Aim ::
Print the listing from its top line through the line containing "plt.rcParams['font.family'] = ['Liberation", nothing more, and leave out the pictures.

== == ==

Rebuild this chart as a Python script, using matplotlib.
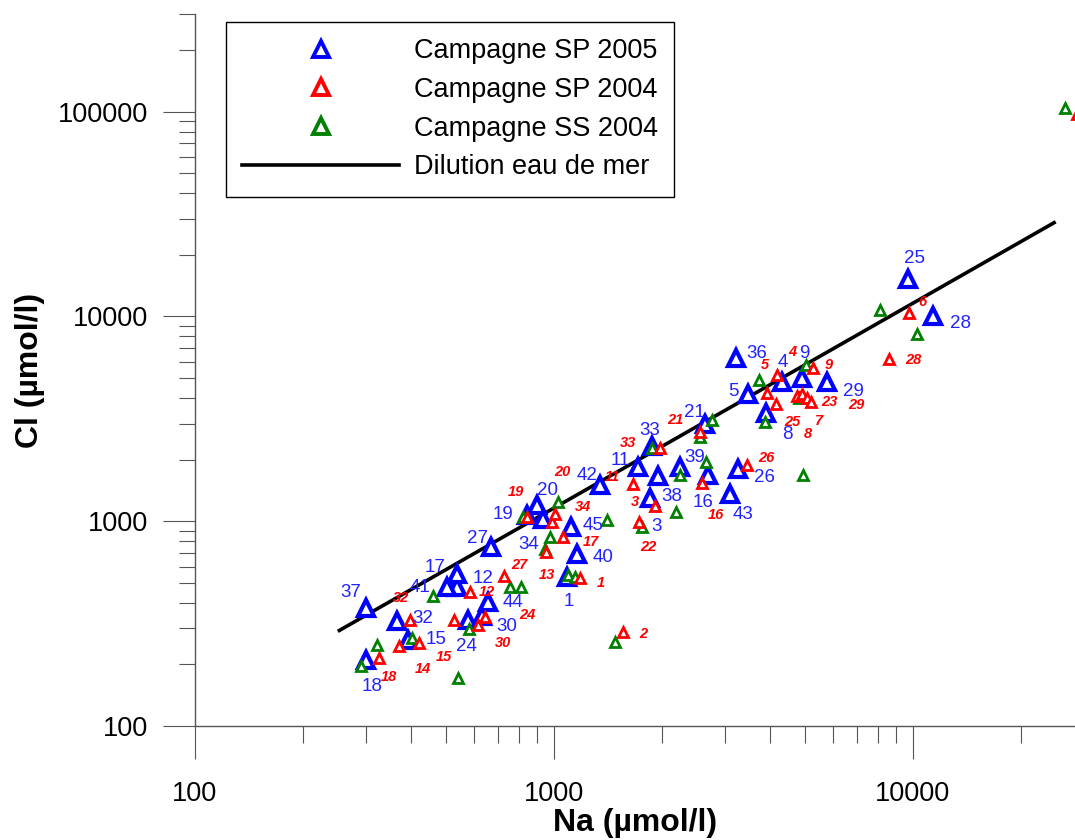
import matplotlib
matplotlib.use("Agg")
import matplotlib.pyplot as plt
from matplotlib.lines import Line2D
from matplotlib.ticker import LogLocator, NullFormatter

plt.rcParams['font.family'] = ['Liberation Sans', 'DejaVu Sans']

# ---------------- data ----------------
# Campagne SP 2005 (blue)
blue_ids = [1, 3, 4, 5, 8, 9, 11, 12, 15, 16, 17, 18, 19, 20, 21, 24, 25, 26, 27, 28,
            29, 30, 32, 33, 34, 36, 37, 38, 39, 40, 41, 42, 43, 44, 45]
blue_na = [1090, 1950, 4320, 3480, 3900, 4910, 1720, 538, 393, 2690, 538, 300, 842, 898,
           2640, 577, 9700, 3260, 669, 11400, 5770, 631, 366, 1880, 933, 3220, 300, 1850,
           2250, 1160, 504, 1340, 3100, 656, 1117]
blue_cl = [537, 1670, 4760, 4200, 3360, 4980, 1830, 475, 262, 1690, 555, 211, 1078, 1206,
           2970, 331, 15300, 1790, 752, 10100, 4760, 343, 327, 2320, 1020, 6300, 375, 1305,
           1850, 688, 475, 1510, 1365, 401, 942]

# Campagne SP 2004 (red)
red_ids = ['18', '14', '15', '32', '', '30', '24', '12', '27', '13', '17', '34', '20', '19',
           '1', '11', '33', '3', '22', '2', '21', '16', '26', '4', '5', '25', '9', '8', '7',
           '23', '29', '6', '28', '']
red_na = [326, 371, 421, 398, 527, 615, 643, 584, 727, 951, 1061, 989, 1008, 842,
          1183, 1662, 1976, 1914, 1727, 1559, 2554, 2587, 3453, 4184, 3926, 4159, 5272, 4758, 4913,
          5073, 5205, 9760, 8584, 28600]
red_cl = [216, 245, 253, 331, 331, 310, 339, 449, 543, 711, 842, 997, 1090, 1054,
          531, 1528, 2290, 1193, 986, 289, 2742, 1545, 1892, 5205, 4251, 3755, 5630, 4110, 4203,
          4018, 3842, 10450, 6230, 97000]

# Campagne SS 2004 (green)
green_na = [322, 290, 461, 541, 403, 580, 755, 810, 1027, 976, 945, 821, 1095, 1146, 1407,
            1761, 2190, 2246, 2655, 2758, 2554, 3876, 4945, 3728, 4826, 5040, 1880, 8120,
            10270, 26550, 1481]
green_cl = [250, 197, 429, 172, 270, 299, 475, 480, 1248, 842, 728, 1054, 549, 537, 1019,
            932, 1115, 1690, 1956, 3137, 2592, 3068, 1690, 4920, 4018, 5822, 2290, 10800,
            8250, 104700, 256]

# Dilution eau de mer
line_na = [250, 25000]
line_cl = [290, 29000]

legend_labels = ['Campagne SP 2005', 'Campagne SP 2004', 'Campagne SS 2004',
                 'Dilution eau de mer']

# label offsets (pixels, x right / y up)
blue_off = [(1, -25), (-1, -51), (1, 20), (-15, 2), (21, -21), (2, 25), (-18, 7), (26, 9),
            (28, 1), (-5, -28), (-22, 6), (6, -27), (-24, 0), (10, 14), (-11, 12), (-2, -27),
            (6, 20), (26, -8), (-14, 8), (27, -8), (26, -9), (25, -10), (26, 2), (-3, 16),
            (-14, -25), (21, 4), (-15, 16), (22, 1), (14, 9), (26, -3), (-27, 0), (-12, 9),
            (13, -21), (25, 0), (22, 1)]
red_off = [(10, -19), (24, -23), (25, -14), (-9, 22), (0, 0), (25, -18), (42, 2), (17, 0),
           (15, 11), (1, -23), (28, -5), (31, 15), (7, 42), (-11, 25), (21, -5), (-21, 7),
           (-32, 5), (-20, 4), (9, -25), (20, -2), (-25, 12), (14, -32), (19, 7), (15, 23),
           (-2, 28), (16, -18), (16, 3), (11, -38), (17, -27), (22, -4), (45, -3), (13, 11),
           (24, -1), (0, 0)]

# ---------------- figure ----------------
W, H = 1075, 840
fig = plt.figure(figsize=(W / 100, H / 100), dpi=100)
ax = fig.add_axes([195 / W, 114 / H, 880 / W, 712 / H])
ax.set_xscale('log')
ax.set_yscale('log')
ax.set_xlim(100, 28300)
ax.set_ylim(100, 300000)

for s in ('top', 'right'):
    ax.spines[s].set_visible(False)
for s in ('left', 'bottom'):
    ax.spines[s].set_color('#555555')
    ax.spines[s].set_linewidth(1.0)

ax.set_xticks([100, 1000, 10000], labels=['100', '1000', '10000'])
ax.set_yticks([100, 1000, 10000, 100000], labels=['100', '1000', '10000', '100000'])
ax.xaxis.set_minor_locator(LogLocator(base=10, subs=range(2, 10)))
ax.yaxis.set_minor_locator(LogLocator(base=10, subs=range(2, 10)))
ax.xaxis.set_minor_formatter(NullFormatter())
ax.yaxis.set_minor_formatter(NullFormatter())
ax.tick_params(axis='x', which='major', length=23.5, width=0.8, color='#555555',
               labelsize=19.5, pad=16)
ax.tick_params(axis='x', which='minor', length=12, width=0.8, color='#555555')
ax.tick_params(axis='y', which='major', length=23, width=0.8, color='#555555',
               labelsize=19.5, pad=11)
ax.tick_params(axis='y', which='minor', length=11.5, width=0.8, color='#555555')

ax.set_xlabel('Na (µmol/l)', fontsize=23, fontweight='bold')
ax.set_ylabel('Cl (µmol/l)', fontsize=23, fontweight='bold')
ax.xaxis.set_label_coords(0.5, (726 - 823) / 712)
ax.xaxis.label.set_va('center')
ax.yaxis.set_label_coords((30 - 195) / 880, 0.5)
ax.yaxis.label.set_va('center')

# dilution line
ax.plot(line_na, line_cl, color='black', lw=2.6, zorder=2, solid_capstyle='butt')

big = dict(ls='none', marker='^', ms=11, mew=3.0, mfc='white')
small = dict(ls='none', marker='^', ms=7, mew=2.0, mfc='white')

ax.plot(blue_na, blue_cl, mec='blue', zorder=3, clip_on=False, **big)
ax.plot(green_na, green_cl, mec='green', zorder=4, clip_on=False, **small)
ax.plot(red_na, red_cl, mec='red', zorder=5, clip_on=False, **small)

for lab, x, y, (dx, dy) in zip(blue_ids, blue_na, blue_cl, blue_off):
    ax.annotate(str(lab), (x, y), xytext=(dx, dy), textcoords='offset pixels',
                ha='center', va='center', color='#2222ff', fontsize=13.5, zorder=6)
for lab, x, y, (dx, dy) in zip(red_ids, red_na, red_cl, red_off):
    if lab:
        ax.annotate(lab, (x, y), xytext=(dx, dy), textcoords='offset pixels',
                    ha='center', va='center', color='red', fontsize=10.5,
                    fontweight='bold', fontstyle='italic', zorder=6)

leg_marker = dict(ls='none', marker='^', ms=11, mew=2.8, mfc='white')
handles = [Line2D([], [], mec='blue', **leg_marker),
           Line2D([], [], mec='red', **leg_marker),
           Line2D([], [], mec='green', **leg_marker),
           Line2D([], [], color='black', lw=2.6)]
leg = ax.legend(handles, legend_labels, loc='upper left',
                bbox_to_anchor=(31 / 880, 1 - 8 / 712), borderaxespad=0,
                fontsize=19.5, handlelength=5.8, handletextpad=0.55, borderpad=0.6,
                labelspacing=0.47, fancybox=False, edgecolor='black', framealpha=1,
                numpoints=1)
leg.get_frame().set_linewidth(1.0)
leg.set_zorder(10)

fig.savefig('out.png', dpi=100)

== == ==

Correct answer ::
Rebuild this chart as a Python script, using matplotlib.
import matplotlib
matplotlib.use("Agg")
import matplotlib.pyplot as plt
from matplotlib.lines import Line2D
from matplotlib.ticker import LogLocator, NullFormatter

plt.rcParams['font.family'] = ['Liberation Sans', 'DejaVu Sans']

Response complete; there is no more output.